WHAT YOU WILL DO:
In the records below, find each line with the word "React" and copy it.

EXERCISE INPUT:

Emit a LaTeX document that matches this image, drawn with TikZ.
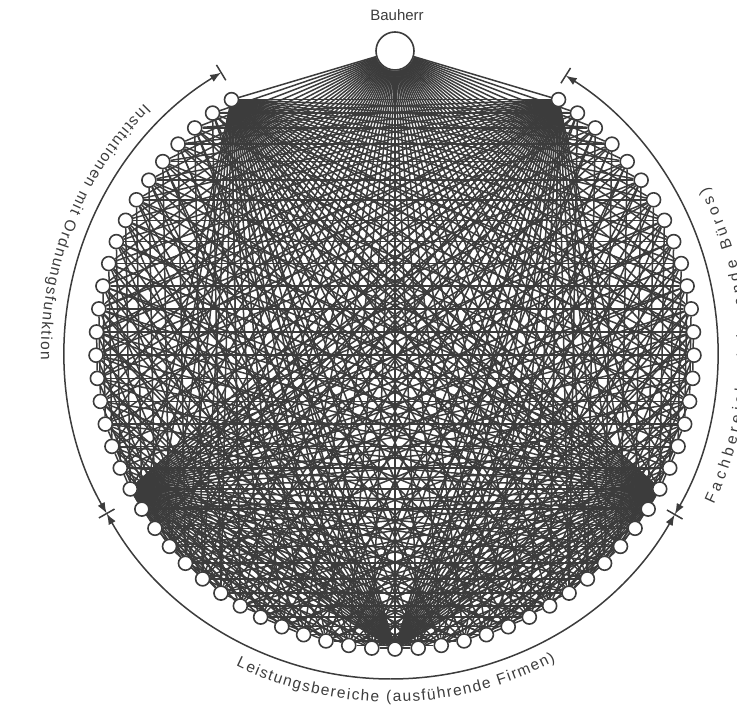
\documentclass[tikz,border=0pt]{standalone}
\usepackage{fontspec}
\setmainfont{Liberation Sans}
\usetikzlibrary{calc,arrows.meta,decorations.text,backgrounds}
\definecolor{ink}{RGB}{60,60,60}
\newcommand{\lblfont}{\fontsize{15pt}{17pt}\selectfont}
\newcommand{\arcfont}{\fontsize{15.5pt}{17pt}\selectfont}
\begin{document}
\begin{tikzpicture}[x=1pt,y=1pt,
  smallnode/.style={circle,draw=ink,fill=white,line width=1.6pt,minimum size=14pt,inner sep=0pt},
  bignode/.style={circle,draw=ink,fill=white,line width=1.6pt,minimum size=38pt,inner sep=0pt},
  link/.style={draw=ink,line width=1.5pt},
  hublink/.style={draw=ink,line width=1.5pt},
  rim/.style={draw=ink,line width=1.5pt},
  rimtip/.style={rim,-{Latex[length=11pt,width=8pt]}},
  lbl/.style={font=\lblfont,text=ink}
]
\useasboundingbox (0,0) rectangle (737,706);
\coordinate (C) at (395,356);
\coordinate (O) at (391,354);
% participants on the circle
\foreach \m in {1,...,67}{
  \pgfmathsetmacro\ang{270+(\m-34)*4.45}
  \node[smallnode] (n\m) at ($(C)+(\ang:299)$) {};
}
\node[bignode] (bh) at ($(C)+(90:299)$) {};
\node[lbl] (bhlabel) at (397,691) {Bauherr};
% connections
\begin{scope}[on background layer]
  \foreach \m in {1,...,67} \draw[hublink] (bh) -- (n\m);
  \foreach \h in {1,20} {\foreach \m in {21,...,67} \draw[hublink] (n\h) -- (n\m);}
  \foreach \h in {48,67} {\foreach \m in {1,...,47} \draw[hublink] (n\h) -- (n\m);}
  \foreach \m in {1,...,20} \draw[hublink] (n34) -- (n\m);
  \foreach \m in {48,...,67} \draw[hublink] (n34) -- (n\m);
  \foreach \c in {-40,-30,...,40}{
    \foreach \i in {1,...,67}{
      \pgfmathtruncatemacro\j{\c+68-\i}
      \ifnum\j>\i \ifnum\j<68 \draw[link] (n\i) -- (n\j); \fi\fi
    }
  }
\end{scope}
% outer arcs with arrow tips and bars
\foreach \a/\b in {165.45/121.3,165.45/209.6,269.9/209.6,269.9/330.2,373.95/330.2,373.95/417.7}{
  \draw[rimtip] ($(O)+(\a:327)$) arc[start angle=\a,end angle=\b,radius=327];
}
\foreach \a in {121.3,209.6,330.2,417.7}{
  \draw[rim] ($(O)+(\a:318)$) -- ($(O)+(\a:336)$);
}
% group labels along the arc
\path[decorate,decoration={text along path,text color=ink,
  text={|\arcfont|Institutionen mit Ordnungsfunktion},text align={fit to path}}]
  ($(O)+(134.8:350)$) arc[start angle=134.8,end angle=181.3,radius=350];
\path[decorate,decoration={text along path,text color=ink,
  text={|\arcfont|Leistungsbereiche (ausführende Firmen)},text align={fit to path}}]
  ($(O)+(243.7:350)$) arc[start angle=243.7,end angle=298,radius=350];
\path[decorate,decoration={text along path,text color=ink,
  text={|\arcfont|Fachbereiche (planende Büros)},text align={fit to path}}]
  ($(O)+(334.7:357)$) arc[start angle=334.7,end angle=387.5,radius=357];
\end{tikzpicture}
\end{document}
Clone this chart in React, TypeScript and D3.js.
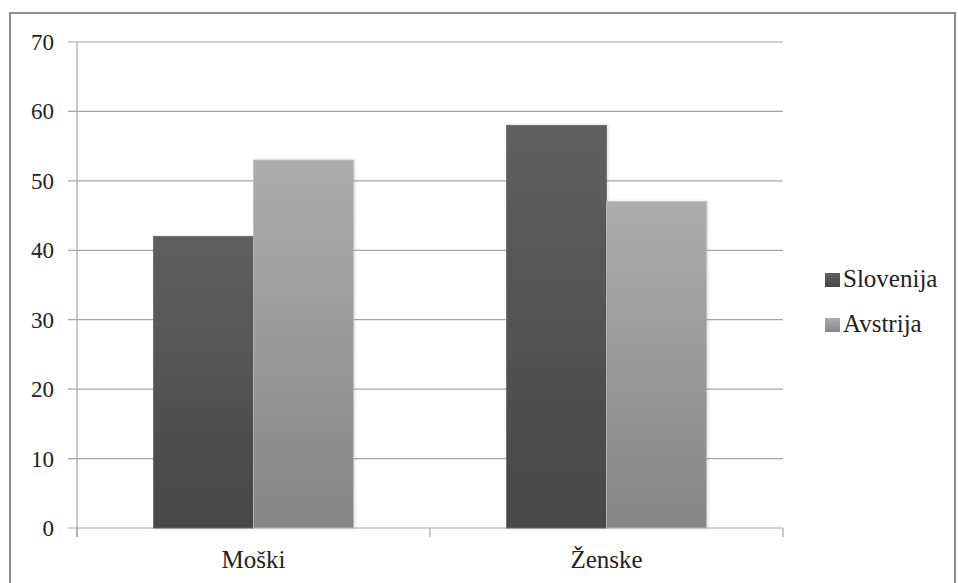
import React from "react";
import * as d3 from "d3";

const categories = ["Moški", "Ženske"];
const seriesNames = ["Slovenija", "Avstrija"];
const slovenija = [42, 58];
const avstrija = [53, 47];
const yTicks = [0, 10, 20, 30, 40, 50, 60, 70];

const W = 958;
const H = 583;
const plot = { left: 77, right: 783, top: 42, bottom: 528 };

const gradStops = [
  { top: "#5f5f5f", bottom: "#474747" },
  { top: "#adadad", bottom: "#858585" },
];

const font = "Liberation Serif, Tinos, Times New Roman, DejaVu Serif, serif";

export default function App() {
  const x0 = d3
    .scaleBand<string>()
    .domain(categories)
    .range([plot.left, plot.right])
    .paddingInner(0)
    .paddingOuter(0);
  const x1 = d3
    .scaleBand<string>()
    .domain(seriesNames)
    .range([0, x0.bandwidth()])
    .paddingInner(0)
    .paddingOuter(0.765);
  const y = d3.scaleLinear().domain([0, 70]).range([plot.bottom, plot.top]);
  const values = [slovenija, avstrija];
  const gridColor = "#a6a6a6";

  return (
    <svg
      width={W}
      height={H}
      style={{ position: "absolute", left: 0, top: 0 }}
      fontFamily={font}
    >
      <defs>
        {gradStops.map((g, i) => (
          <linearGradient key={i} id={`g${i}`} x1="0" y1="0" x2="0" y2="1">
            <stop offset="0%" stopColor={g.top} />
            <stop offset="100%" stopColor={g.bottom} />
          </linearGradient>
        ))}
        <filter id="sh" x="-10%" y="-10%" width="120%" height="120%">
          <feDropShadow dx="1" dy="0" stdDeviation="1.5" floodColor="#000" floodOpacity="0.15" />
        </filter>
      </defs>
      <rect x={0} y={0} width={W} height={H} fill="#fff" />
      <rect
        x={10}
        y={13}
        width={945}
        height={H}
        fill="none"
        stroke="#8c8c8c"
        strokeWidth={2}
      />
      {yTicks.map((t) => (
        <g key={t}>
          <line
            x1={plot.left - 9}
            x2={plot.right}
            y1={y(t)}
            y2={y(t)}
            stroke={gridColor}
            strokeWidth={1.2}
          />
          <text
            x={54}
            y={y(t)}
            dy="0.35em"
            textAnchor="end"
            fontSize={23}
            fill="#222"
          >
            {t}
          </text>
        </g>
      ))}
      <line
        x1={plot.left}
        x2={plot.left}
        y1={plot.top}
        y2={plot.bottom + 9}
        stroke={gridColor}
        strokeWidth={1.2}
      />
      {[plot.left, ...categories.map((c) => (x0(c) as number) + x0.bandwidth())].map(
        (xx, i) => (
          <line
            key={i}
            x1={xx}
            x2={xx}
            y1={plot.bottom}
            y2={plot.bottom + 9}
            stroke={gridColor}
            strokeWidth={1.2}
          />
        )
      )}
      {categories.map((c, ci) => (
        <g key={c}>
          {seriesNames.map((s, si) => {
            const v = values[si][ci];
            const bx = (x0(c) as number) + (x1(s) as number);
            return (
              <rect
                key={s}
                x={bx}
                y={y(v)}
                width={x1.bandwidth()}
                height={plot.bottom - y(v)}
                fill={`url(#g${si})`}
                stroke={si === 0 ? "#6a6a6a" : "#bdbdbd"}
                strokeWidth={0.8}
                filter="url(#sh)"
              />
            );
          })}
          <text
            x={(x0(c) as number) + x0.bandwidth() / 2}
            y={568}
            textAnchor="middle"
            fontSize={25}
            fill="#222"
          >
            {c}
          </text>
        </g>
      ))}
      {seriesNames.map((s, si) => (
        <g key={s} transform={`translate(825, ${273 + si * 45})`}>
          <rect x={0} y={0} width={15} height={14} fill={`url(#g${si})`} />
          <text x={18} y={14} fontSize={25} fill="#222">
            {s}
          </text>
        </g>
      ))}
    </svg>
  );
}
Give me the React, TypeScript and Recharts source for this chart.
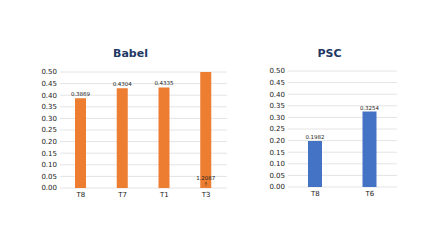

WRITTEN RESPONSE:
Clone this chart in React, TypeScript and D3.js.
import React from "react";
Give me the React, TypeScript and Recharts source for this chart.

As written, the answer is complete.